Passwordless and passkeys in CIAM
Passwordless authentication removes the shared secret that causes most account takeovers. Passkeys are the strongest mainstream form of it, and CIAM vendors now compete on how well they support them.
The passwordless spectrum
Not all passwordless is equal:
- Magic links and email OTP: convenient, but only as secure as the email account, and phishable.
- SMS OTP: widely used, weak. Vulnerable to SIM swap and interception.
- Authenticator app TOTP: stronger, but still a code a user can be tricked into typing.
- Passkeys (FIDO2 / WebAuthn): a cryptographic key pair bound to the device and the site. Nothing phishable is ever typed or sent.
What makes passkeys different
A passkey is a private key stored on the user’s device (phone, laptop, or hardware key) and unlocked with a biometric or PIN. The site only ever sees a public key. Because the credential is bound to the domain, a phishing site cannot use it. Synced passkeys (via iCloud Keychain, Google Password Manager, or a password manager) solve the old problem of losing the credential with the device.
What to ask a CIAM vendor
- Do you support synced and device-bound passkeys, and autofill (conditional UI)?
- Can passkeys be the primary factor, not just a second factor?
- How do you handle account recovery when a user has only a passkey?
- What is the fallback for users on unsupported browsers?

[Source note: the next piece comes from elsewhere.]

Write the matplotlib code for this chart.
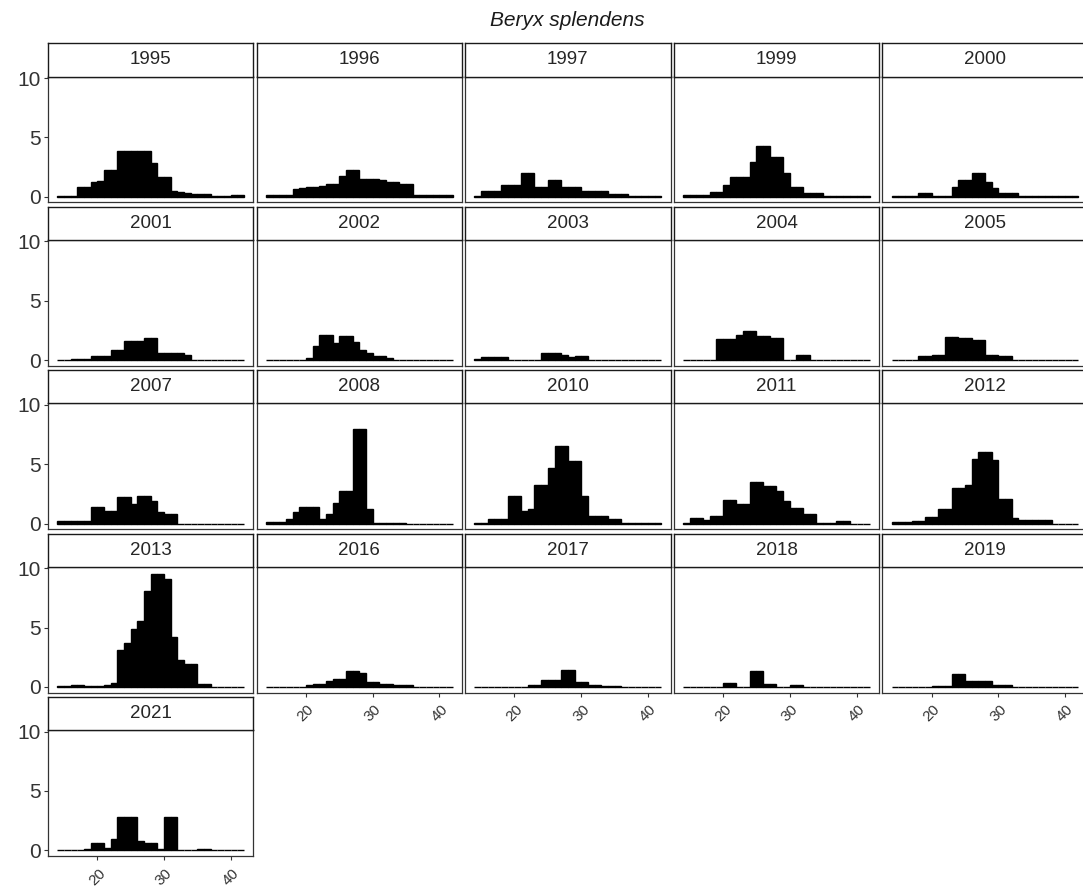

- Is passkey support gated to a higher pricing tier? (It often is.) See the pricing guide.
Why it matters for buyers
Passkeys cut support cost (fewer resets), reduce fraud, and lift conversion once enrolled. The gap between vendors is no longer “do they support it” but how complete the recovery and fallback story is. A demo that skips recovery is hiding the hard part.